Most likely Station 7 (incident response) or Station 5 (observability). Fast shipping + good review + high coverage is the senior-engineer stack. Outages that keep recurring mean the postmortems aren't producing durable action items — or the system is too opaque to diagnose inside an SLO budget. Look at the last three postmortems; if the action items are vague or uncompleted, that's the station.
A new engineer's PRs get rubber-stamped by reviewers who add only style comments. What practice is missing and where does it live?
Station 3 — reviewing for design, not style. The first reviewer question ("is this the right change?") is being skipped. Fix: set an explicit review checklist where the first item is "does this change belong?" and senior engineers model the behavior.

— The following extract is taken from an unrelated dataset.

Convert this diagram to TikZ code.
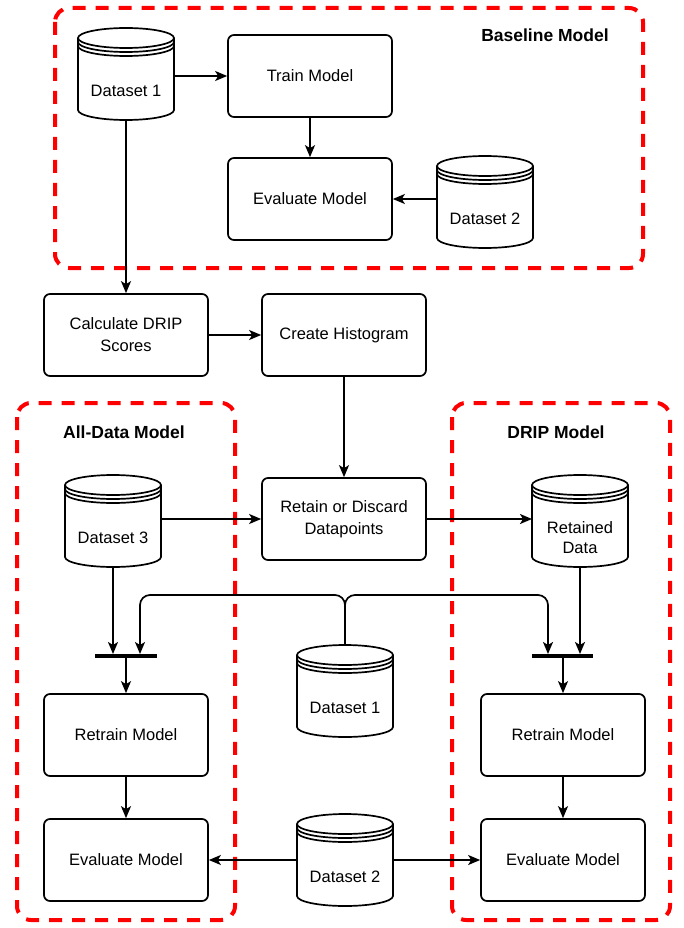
\documentclass[tikz,border=0pt]{standalone}
\usepackage{fontspec}
\setmainfont{Liberation Sans}
\usetikzlibrary{calc,arrows.meta}
\tikzset{
	box/.style={draw, line width=1.7pt, rounded corners=6pt, minimum width=164pt, minimum height=82pt, align=center, font=\fontsize{16.5}{22}\selectfont},
	arr/.style={line width=1.7pt, -{Stealth[length=12pt,width=10pt,inset=3pt]}},
	group/.style={draw=red, line width=4pt, dash pattern=on 13pt off 10pt, rounded corners=14pt},
	grouptitle/.style={font=\fontsize{17.5}{21}\bfseries\selectfont},
	bar/.style={line width=4pt},
	storebox/.style={minimum width=96pt, minimum height=92pt, inner sep=0pt, outer sep=0pt},
	storetext/.style={align=center, font=\fontsize{16.5}{20}\selectfont},
}
% datastore: (name)(x,y){text}
\def\datastore(#1)(#2,#3)#4{%
	\node[storebox] (#1) at (#2,#3) {};
	\draw[line width=1.7pt] (#2-48,#3-36) -- (#2-48,#3+36) arc[start angle=180, end angle=0, x radius=48, y radius=10] -- (#2+48,#3-36);
	\draw[line width=1.7pt] (#2,#3-36) ellipse[x radius=48, y radius=10];
	\draw[line width=1.7pt] (#2-48,#3-32) arc[start angle=180, end angle=0, x radius=48, y radius=10];
	\draw[line width=1.7pt] (#2-48,#3-28) arc[start angle=180, end angle=0, x radius=48, y radius=10];
	\node[storetext] at (#2,#3+17) {#4};
}

\begin{document}
\begin{tikzpicture}[x=1pt, y=-1pt]
	%%%%% START %%%%%
	\useasboundingbox (0,0) rectangle (683,928);

	% groups
	\draw[group] (55,8) rectangle (643,268);
	\draw[group] (17,403) rectangle (235,920);
	\draw[group] (452,403) rectangle (670,920);
	\node[grouptitle] (tBase) at (545,35) {Baseline Model};
	\node[grouptitle] (tAll) at (124,432) {All-Data Model};
	\node[grouptitle] (tDrip) at (556,432) {DRIP Model};

	% baseline
	\datastore(ds1)(126,74){Dataset 1}
	\node[box] (train) at (310,76) {Train Model};
	\node[box] (evalB) at (310,199) {Evaluate Model};
	\datastore(ds2)(485,202){Dataset 2}

	\draw[arr] (ds1.east |- train.west) -- (train.west);
	\draw[arr] (train) -- (evalB);
	\draw[arr] (ds2.west |- evalB.east) -- (evalB.east);

	% scores
	\node[box] (calc) at (126,335) {Calculate DRIP\\Scores};
	\node[box] (hist) at (344,335) {Create Histogram};
	\node[box] (retain) at (344,519) {Retain or Discard\\Datapoints};

	\draw[arr] (ds1) -- (calc);
	\draw[arr] (calc) -- (hist);
	\draw[arr] (hist) -- (retain);

	\datastore(ds3)(113,521){Dataset 3}
	\datastore(kept)(580,521){Retained\\Data}
	\draw[arr] (ds3.east |- retain.west) -- (retain.west);
	\draw[arr] (retain.east) -- (kept.west |- retain.east);

	% retrain
	\datastore(ds1b)(345,691){Dataset 1}
	\coordinate (hub) at (345,595);
	\coordinate (jL) at (126,656);
	\coordinate (jR) at (563,656);
	\draw[bar] (95,656) -- (157,656);
	\draw[bar] (532,656) -- (593,656);

	\draw[arr] (ds3) -- (113,654);
	\draw[arr] (kept) -- (580,654);
	\draw[arr, rounded corners=10pt] (ds1b.north) -- (hub) -| (140,654);
	\draw[arr, rounded corners=10pt] (ds1b.north) -- (hub) -| (548,654);

	\node[box] (retrainL) at (126,735) {Retrain Model};
	\node[box] (evalL) at (126,860) {Evaluate Model};
	\node[box] (retrainR) at (563,735) {Retrain Model};
	\node[box] (evalR) at (563,860) {Evaluate Model};

	\draw[arr] (jL) -- (retrainL);
	\draw[arr] (jR) -- (retrainR);
	\draw[arr] (retrainL) -- (evalL);
	\draw[arr] (retrainR) -- (evalR);

	\datastore(ds2b)(345,860){Dataset 2}
	\draw[arr] (ds2b.west) -- (evalL.east);
	\draw[arr] (ds2b.east) -- (evalR.west);
	%%%%% END %%%%%
\end{tikzpicture}
\end{document}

You inherit a service with full-text logs, no metrics, no traces. An incident happens. Predict the debugging experience and the first thing to add.
Debugging will be "grep and guess." You'll find the error eventually but won't know how common it is, whether it's degrading over time, or which upstream call it came from. First thing to add: structured logs with request IDs and a single metric (error rate). That unlocks the rest. Traces are the compounding win but also the larger investment.